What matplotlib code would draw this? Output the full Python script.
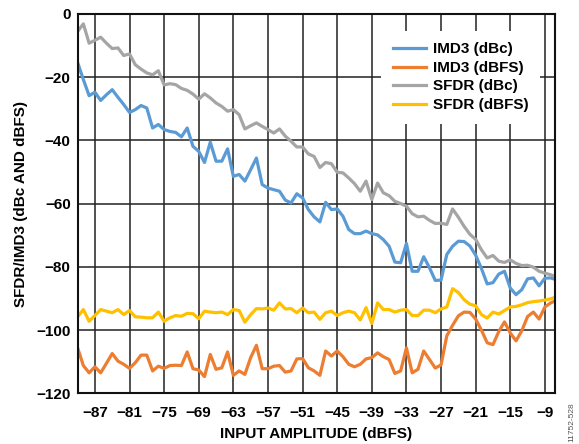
import numpy as np
import matplotlib
matplotlib.use("Agg")
import matplotlib.pyplot as plt

# input amplitude sweep (dBFS), 1 dB steps
input_dbfs = np.arange(-90, -6, 1)

# IMD3 (dBc)
imd3_dbc = [
    -15.4, -20.8, -25.9, -24.8, -27.4, -25.6, -24.0, -26.4, -28.7, -31.2,
    -30.3, -29.0, -29.8, -36.1, -35.0, -36.6, -37.2, -37.5, -38.9, -36.1,
    -41.9, -43.5, -47.0, -40.6, -46.6, -46.6, -42.7, -51.4, -50.8, -52.9,
    -49.3, -45.6, -54.0, -55.1, -55.6, -56.1, -58.9, -59.8, -56.9, -58.2,
    -61.9, -64.2, -65.8, -59.6, -61.9, -61.7, -64.0, -68.2, -69.5, -69.5,
    -68.7, -69.5, -69.9, -71.4, -73.5, -78.5, -78.7, -72.6, -81.4, -81.4,
    -76.8, -80.3, -84.3, -84.2, -76.1, -73.5, -71.9, -72.0, -73.4, -76.3,
    -80.5, -85.4, -85.0, -82.3, -81.4, -86.7, -88.8, -87.2, -83.8, -83.5,
    -86.0, -83.6, -83.5, -84.1,
]

# IMD3 (dBFS)
imd3_dbfs = [
    -105.6, -111.2, -113.5, -111.6, -113.5, -110.5, -107.4, -109.8, -110.8, -112.1,
    -110.3, -107.9, -107.9, -112.9, -111.4, -112.1, -111.2, -111.1, -111.2, -106.9,
    -112.2, -112.6, -114.7, -107.7, -112.4, -111.9, -106.9, -114.3, -112.9, -114.0,
    -108.7, -104.8, -112.2, -112.2, -111.4, -111.2, -113.3, -112.9, -109.1, -109.0,
    -111.9, -112.9, -114.3, -106.6, -108.2, -106.6, -108.4, -110.8, -111.6, -110.8,
    -109.1, -108.7, -107.2, -108.4, -109.3, -113.7, -112.9, -105.6, -113.5, -112.4,
    -106.6, -109.3, -112.0, -111.0, -101.8, -98.5, -95.5, -94.3, -94.4, -96.5,
    -100.0, -104.0, -104.6, -100.5, -97.4, -100.9, -103.4, -100.2, -95.7, -94.3,
    -96.5, -92.7, -91.4, -90.6,
]

# SFDR (dBc)
sfdr_dbc = [
    -5.6, -3.2, -9.3, -8.4, -7.4, -9.3, -11.0, -10.8, -13.2, -12.7,
    -16.1, -17.5, -18.7, -19.3, -18.0, -22.5, -22.1, -22.4, -23.6, -24.2,
    -25.4, -27.0, -25.3, -26.6, -28.2, -29.3, -30.8, -30.3, -31.9, -36.4,
    -35.4, -34.5, -35.6, -36.6, -37.7, -36.4, -38.7, -40.3, -42.1, -42.1,
    -44.3, -45.1, -48.6, -47.0, -47.4, -50.1, -50.3, -51.9, -53.7, -56.1,
    -52.9, -58.7, -53.5, -56.6, -57.5, -59.3, -60.0, -60.8, -63.2, -64.2,
    -64.0, -65.3, -66.3, -66.2, -66.6, -61.7, -64.3, -67.2, -69.7, -71.3,
    -74.6, -77.2, -76.4, -78.2, -78.6, -77.8, -78.9, -79.6, -79.5, -80.1,
    -81.4, -82.0, -82.5, -83.2,
]

# SFDR (dBFS)
sfdr_dbfs = [
    -95.8, -93.5, -97.2, -95.4, -93.5, -94.0, -94.5, -93.5, -95.1, -93.8,
    -95.8, -95.9, -96.1, -96.1, -94.3, -97.2, -96.1, -95.4, -95.6, -94.7,
    -94.8, -96.4, -94.0, -94.3, -94.5, -94.3, -95.1, -93.5, -93.8, -97.5,
    -95.1, -93.2, -93.3, -93.0, -93.7, -91.4, -93.3, -93.2, -94.5, -93.0,
    -94.5, -94.3, -96.6, -94.5, -94.0, -95.4, -94.5, -94.0, -94.5, -96.8,
    -92.9, -97.9, -91.4, -93.5, -93.5, -94.3, -93.7, -93.5, -95.4, -95.4,
    -93.7, -93.7, -94.5, -93.3, -92.7, -86.9, -88.1, -90.4, -91.8, -92.3,
    -95.1, -96.2, -94.3, -94.9, -93.8, -92.7, -92.5, -92.0, -91.3, -91.0,
    -90.8, -90.5, -90.1, -89.5,
]

x_ticks = np.arange(-87, -8, 6)
y_ticks = np.arange(-120, 1, 20)

plt.rcParams['font.family'] = ['Liberation Sans', 'DejaVu Sans']
plt.rcParams['font.weight'] = 'bold'
plt.rcParams['font.size'] = 11

fig = plt.figure(figsize=(5.79, 4.44), dpi=100)
ax = fig.add_axes([0.134, 0.114, 0.824, 0.855])

lw = 2.3
ax.plot(input_dbfs, imd3_dbc, color='#5B9BD5', lw=lw, label='IMD3 (dBc)')
ax.plot(input_dbfs, imd3_dbfs, color='#ED7D31', lw=lw, label='IMD3 (dBFS)')
ax.plot(input_dbfs, sfdr_dbc, color='#A5A5A5', lw=lw, label='SFDR (dBc)')
ax.plot(input_dbfs, sfdr_dbfs, color='#FFC000', lw=lw, label='SFDR (dBFS)')

ax.set_xlim(-90, -7.3)
ax.set_ylim(-120, 0)
ax.set_xticks(x_ticks)
ax.set_yticks(y_ticks)
ax.tick_params(length=0, labelsize=11)
ax.tick_params(axis='x', pad=9)
ax.tick_params(axis='y', pad=5)

# dark grid at every tick
ax.grid(True, color='#222222', lw=1.1)
ax.set_axisbelow(True)
for sp in ax.spines.values():
    sp.set_linewidth(1.5)
    sp.set_color('#111111')

ax.set_xlabel('INPUT AMPLITUDE (dBFS)', fontsize=11, fontweight='bold', labelpad=5)
ax.set_ylabel('SFDR/IMD3 (dBc AND dBFS)', fontsize=11, fontweight='bold', labelpad=6)

# white legend box that hides the grid behind it
leg = ax.legend(loc='upper right', bbox_to_anchor=(0.97, 0.955), borderaxespad=0,
                frameon=True, fancybox=False, framealpha=1, edgecolor='none',
                handlelength=2.15, handletextpad=0.5, labelspacing=0.3,
                borderpad=0.75, fontsize=11)
leg.get_frame().set_facecolor('white')

fig.text(0.988, 0.005, '11752-528', rotation=90, fontsize=6, fontweight='normal',
         color='#555555', ha='center', va='bottom')

plt.savefig('out.png', dpi=100)
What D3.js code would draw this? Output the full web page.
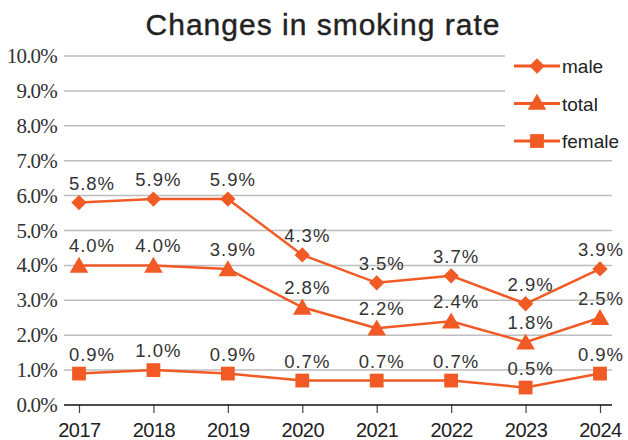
<!DOCTYPE html>
<html>
<head>
<meta charset="utf-8">
<script src="https://cdn.jsdelivr.net/npm/d3@7"></script>
<style>
  body { margin: 0; background: #fff; }
  svg { display: block; }
  .serif { font-family: "Liberation Serif", "DejaVu Serif", "Times New Roman", serif; }
</style>
</head>
<body>
<div id="chart"></div>
<script>
// data
const years = ["2017", "2018", "2019", "2020", "2021", "2022", "2023", "2024"];
const male = [5.8, 5.9, 5.9, 4.3, 3.5, 3.7, 2.9, 3.9];
const total = [4.0, 4.0, 3.9, 2.8, 2.2, 2.4, 1.8, 2.5];
const female = [0.9, 1.0, 0.9, 0.7, 0.7, 0.7, 0.5, 0.9];
const yTicks = [0, 1, 2, 3, 4, 5, 6, 7, 8, 9, 10];
const seriesNames = ["male", "total", "female"];

const color = "#f15a24";
const W = 628, H = 440;

const svg = d3.select("#chart").append("svg")
  .attr("width", W).attr("height", H);

const x = d3.scalePoint().domain(years).range([79, 600]);
const y = d3.scaleLinear().domain([0, 10]).range([405, 56]);
const left = 64, right = 612;

// title
svg.append("text")
  .attr("x", 323).attr("y", 35)
  .attr("text-anchor", "middle")
  .style("font-family", "'Liberation Sans', Arial, sans-serif")
  .style("font-size", "30px")
  .style("letter-spacing", "1px")
  .attr("fill", "#222")
  .attr("stroke", "#222").attr("stroke-width", 0.4)
  .text("Changes in smoking rate");

// gridlines
svg.append("g").selectAll("line")
  .data(yTicks.filter(d => d > 0))
  .enter().append("line")
  .attr("x1", left).attr("x2", right)
  .attr("y1", d => y(d)).attr("y2", d => y(d))
  .attr("stroke", "#bdbdbd").attr("stroke-width", 1.5);

// y labels (serif)
svg.append("g").selectAll("text")
  .data(yTicks)
  .enter().append("text")
  .attr("class", "serif")
  .attr("x", 57).attr("y", d => y(d) + 7)
  .attr("text-anchor", "end")
  .style("font-size", "21px")
  .style("letter-spacing", "-0.8px")
  .attr("fill", "#333")
  .text(d => d.toFixed(1) + "%");

// x axis
const xAxis = d3.axisBottom(x).tickSize(8).tickPadding(6).tickSizeOuter(0);
const gx = svg.append("g").attr("transform", `translate(0,${y(0)})`).call(xAxis);
gx.select(".domain").remove();
gx.append("line").attr("x1", left).attr("x2", right)
  .attr("stroke", "#111").attr("stroke-width", 1.5);
gx.selectAll(".tick line").attr("stroke", "#444").attr("stroke-width", 1.2);
gx.selectAll(".tick text")
  .attr("fill", "#222")
  .attr("dy", "0.9em")
  .style("font-family", "'Liberation Sans', Arial, sans-serif")
  .style("font-size", "20px")
  .style("letter-spacing", "-0.5px");

// legend background hides the gridline ends
svg.append("rect").attr("x", 505).attr("y", 44).attr("width", 123).attr("height", 110).attr("fill", "#fff");

const symbols = {
  male: d3.symbol().type(d3.symbolDiamond2).size(150),
  total: d3.symbol().type(d3.symbolTriangle).size(150),
  female: d3.symbol().type(d3.symbolSquare).size(190)
};

const series = [
  { name: "male", values: male },
  { name: "total", values: total },
  { name: "female", values: female }
];

const line = d3.line().x((d, i) => x(years[i])).y(d => y(d));

series.forEach(s => {
  const g = svg.append("g");
  g.append("path")
    .attr("d", line(s.values))
    .attr("fill", "none").attr("stroke", color).attr("stroke-width", 2.5);
  g.selectAll("path.mk")
    .data(s.values)
    .enter().append("path")
    .attr("class", "mk")
    .attr("transform", (d, i) => `translate(${x(years[i])},${y(d) + (s.name === "total" ? 2 : 0)})`)
    .attr("d", symbols[s.name]())
    .attr("fill", color);
  g.selectAll("text")
    .data(s.values)
    .enter().append("text")
    .attr("x", (d, i) => Math.min(Math.max(x(years[i]) + 5, 92), 601))
    .attr("y", d => y(d) - 13)
    .attr("text-anchor", "middle")
    .style("font-family", "'Liberation Sans', Arial, sans-serif")
    .style("font-size", "18.5px")
    .style("letter-spacing", "1px")
    .attr("fill", "#333")
    .text(d => d.toFixed(1) + "%");
});

// legend
const leg = svg.append("g").selectAll("g")
  .data(seriesNames)
  .enter().append("g")
  .attr("transform", (d, i) => `translate(514,${66 + i * 37.5})`);
leg.append("line").attr("x1", 0).attr("x2", 46)
  .attr("stroke", color).attr("stroke-width", 3);
leg.append("path")
  .attr("transform", d => `translate(23,${d === "total" ? 1 : 0})`)
  .attr("d", d => symbols[d]())
  .attr("fill", color);
leg.append("text")
  .attr("x", 48).attr("y", 7)
  .style("font-family", "'Liberation Sans', Arial, sans-serif")
  .style("font-size", "19px")
  .attr("fill", "#222")
  .text(d => d);
</script>
</body>
</html>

### PROBLEM TO SOLVE
Please reproduce the listing exactly from its opening line through the line that contains "input_dbfs = np.arange(-90, -6, 1)", both included, with all pictures omitted.

### WRITTEN SOLUTION
What matplotlib code would draw this? Output the full Python script.
import numpy as np
import matplotlib
matplotlib.use("Agg")
import matplotlib.pyplot as plt

# input amplitude sweep (dBFS), 1 dB steps
input_dbfs = np.arange(-90, -6, 1)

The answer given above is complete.